Lessons From Black Friday

Researchers have long puzzled over Black Friday behavior. 

In terms of human psychology, both negative emotions (such as anger) and positive emotions (like excitement) are linked with social shopping behavior, according to a study by the Journal of Global Fashion Marketing — and these feelings are certain to be abundant in most Black Friday environments. 

Shoppers also tend to arrive at the stores predisposed to aggression. Just reading an advertisement for a limited availability sale item can stir competitive behavior, according to another paper published in the Journal of Consumer Research.

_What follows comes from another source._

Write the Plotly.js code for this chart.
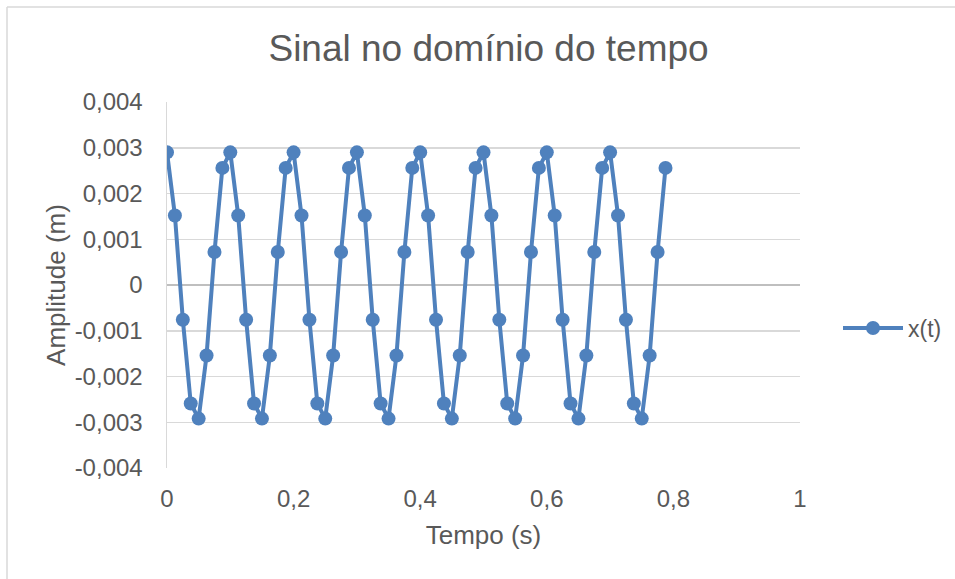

These are useful discussion points as they relate to the power of marketing and human behavior, and it also gives us the opportunity to learn some valuable Black Friday lessons in financial literacy. 

Overcome Your Debt and Save Money

Most consumers understand that when you spend $100 on an item that has been marked down from $150, you still spent $100. But heightened emotions inevitably breed irrational spending, nonetheless.

That $50 “savings” are immaterial unless it was an item you would have purchased anyway.

Consider a $10,000-per-year Elite Access membership with the jet-hailing app XO. You can “save” a couple thousand on Black Friday from the typical $12,000-per-year cost — while still ending up $10,000 in the hole.

Less than half of U.S. states require financial literacy classes in high school — yet the average American more than $6,100 in credit card debt alone, according to Experian.

And that’s just part of the problem. It highlights the need for a much broader and more thorough swipe at reaching kids in school and adults in the workplace with information that will help them sort out the real value of holiday “bargains” — or, at least, help them stay out of fistfights at Walmart and Best Buy.

The Bottom Line

So this Black Friday, before storming the barricade of your local big-box retailer, think about how much you’ll actually save if you choose to stay home — and what you can do about your own outstanding debt first. 

Shifting your mindset away from a “percent discount” to “total amount spent” can be helpful in curbing unnecessary holiday purchases.

“A $200 item with 75 percent off is still $200. If you weren’t going to spend that money anyway, you’re just getting manipulated by that temptation to spend,” says financial coach Brittany Waters

“Make it a mantra for yourself that just because something is on sale, it doesn’t mean that I need it,” Waters adds. “Changing that language and reframing the way you actually look at sales makes a huge difference.”

Reframing the way you look at Black Friday “savings” can help you — and your family — take stock of your finances in a way that builds long-lasting (and nonconfrontational) money habits.